Simultaneous Machine Translation with Large Language Models
Minghan Wang, Jinming Zhao, Thuy-Trang Vu, Fatemeh Shiri, Ehsan Shareghi, Gholamreza Haffari
TL;DR
This paper investigates using large language models (LLMs) for simultaneous machine translation (SimulMT) by converting an off-the-shelf LLM into a SimulMT agent via an incremental-read/write framework. It introduces a latency-reducing Relaxed Agreement Longest Common Prefix (RALCP) and a Read-$n$ incremental-decoding policy, enabling LLM-based SimulMT without additional training beyond lightweight fine-tuning with LoRA. Experiments on nine MUST-C language pairs with Llama2-7B-chat show that LLMs can surpass dedicated MT models in BLEU and LAAL under the same decoding policy, with notable robustness to noisy inputs and improved data-utilization efficiency when combined with prefix-based SFT. However, the approach incurs substantial computational cost, highlighting a crucial bottleneck for practical deployment and motivating future research into more adaptive policies and efficiency-oriented strategies.
Abstract
Real-world simultaneous machine translation (SimulMT) systems face more challenges than just the quality-latency trade-off. They also need to address issues related to robustness with noisy input, processing long contexts, and flexibility for knowledge injection. These challenges demand models with strong language understanding and generation capabilities which may not often equipped by dedicated MT models.

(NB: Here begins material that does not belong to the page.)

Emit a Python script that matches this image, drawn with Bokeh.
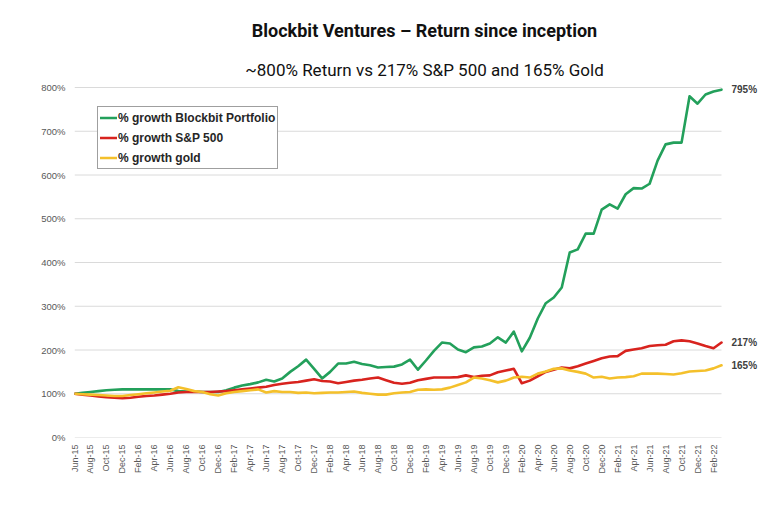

In this paper, we investigate the possibility of applying Large Language Models (LLM) to SimulMT tasks by using existing incremental-decoding methods with a newly proposed RALCP algorithm for latency reduction. We conducted experiments using the \texttt{Llama2-7b-chat} model on nine different languages from the MUST-C dataset. The results show that LLM outperforms dedicated MT models in terms of BLEU and LAAL metrics. Further analysis indicates that LLM has advantages in terms of tuning efficiency and robustness. However, it is important to note that the computational cost of LLM remains a significant obstacle to its application in SimulMT.